3.6 添加回归模型拟合线
# 运行stat_smooth()函数并设定 method=lm 即可向散点图中添加线性回归拟合线
# 默认情况下 stat_smooth() 函数会为回归拟合线自动添加95% 的置信域,可以设置 level 参数对置信水平进行调整。设置 se = FALSE, 则不添加置信域
library(gcookbook) # For the data set
sp <- ggplot(heightweight, aes(x=ageYear, y=heightIn))
sp + geom_point() + stat_smooth(method=lm)
# 99% 置信域
sp + geom_point() + stat_smooth(method=lm, level=0.99)
# 没有置信域
sp + geom_point() + stat_smooth(method=lm, se=FALSE)
# 设置拟合线的颜色
sp + geom_point(colour="grey60") +
stat_smooth(method=lm, se=FALSE, colour="black")

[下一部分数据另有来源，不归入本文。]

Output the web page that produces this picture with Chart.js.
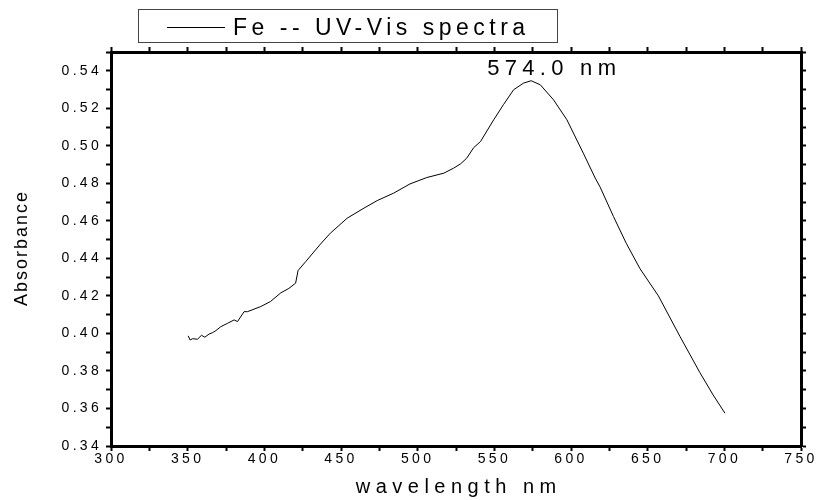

# stat_smooth()函数默认的模型为 loess 曲线
sp + geom_point(colour="grey60") + stat_smooth()
sp + geom_point(colour="grey60") + stat_smooth(method=loess)
# 分组绘制模型拟合线
sps <- ggplot(heightweight, aes(x=ageYear, y=heightIn, colour=sex)) +
geom_point() +
scale_colour_brewer(palette="Set1")
sps + geom_smooth()
sps + geom_smooth(method=lm, se=FALSE, fullrange=TRUE)
值得注意的是:loess()
函数只能根据数据对应的x轴的范围进行预测。如果想基于数据集对拟合线进行外推,必须使用支持外推的函数,比如lm()
,并将fullrange=TRUE
参数传递给 stat_smooth()
函数。
3.7 根据已有模型向散点图添加拟合线
使用 lm()
函数建立一个以 ageYear
为预测变量对 heightIn
进行预测的模型。然后,调用 predict()
函数对 heightIn
进行预测。
model <- lm(heightIn ~ ageYear + I(ageYear^2), heightweight)
model
> model
Call:
lm(formula = heightIn ~ ageYear + I(ageYear^2), data = heightweight)
Coefficients:
(Intercept) ageYear I(ageYear^2)
-10.3136 8.6673 -0.2478
# 创建一个 ageYear 列,并对其进行插值。
xmin <- min(heightweight$ageYear)
xmax <- max(heightweight$ageYear)
predicted <- data.frame(ageYear=seq(xmin, xmax, length.out=100))
# 计算 heightIn 的预测值
predicted$heightIn <- predict(model, predicted)
head(predicted)
> head(predicted)
ageYear heightIn
1 11.58000 56.82624
2 11.63980 57.00047
3 11.69960 57.17294
4 11.75939 57.34363
5 11.81919 57.51255
6 11.87899 57.67969
# 将预测曲线绘制的数据点散点图上
sp <- ggplot(heightweight, aes(x=ageYear, y=heightIn)) +
geom_point(colour="grey40")
sp + geom_line(data=predicted, size=1)
# 应用定义的 predictvals() 函数可以简化向散点图添加模型拟合线的过程
predictvals <- function(model, xvar, yvar, xrange=NULL, samples=100, ...) {
if (is.null(xrange)) {
if (any(class(model) %in% c("lm", "glm")))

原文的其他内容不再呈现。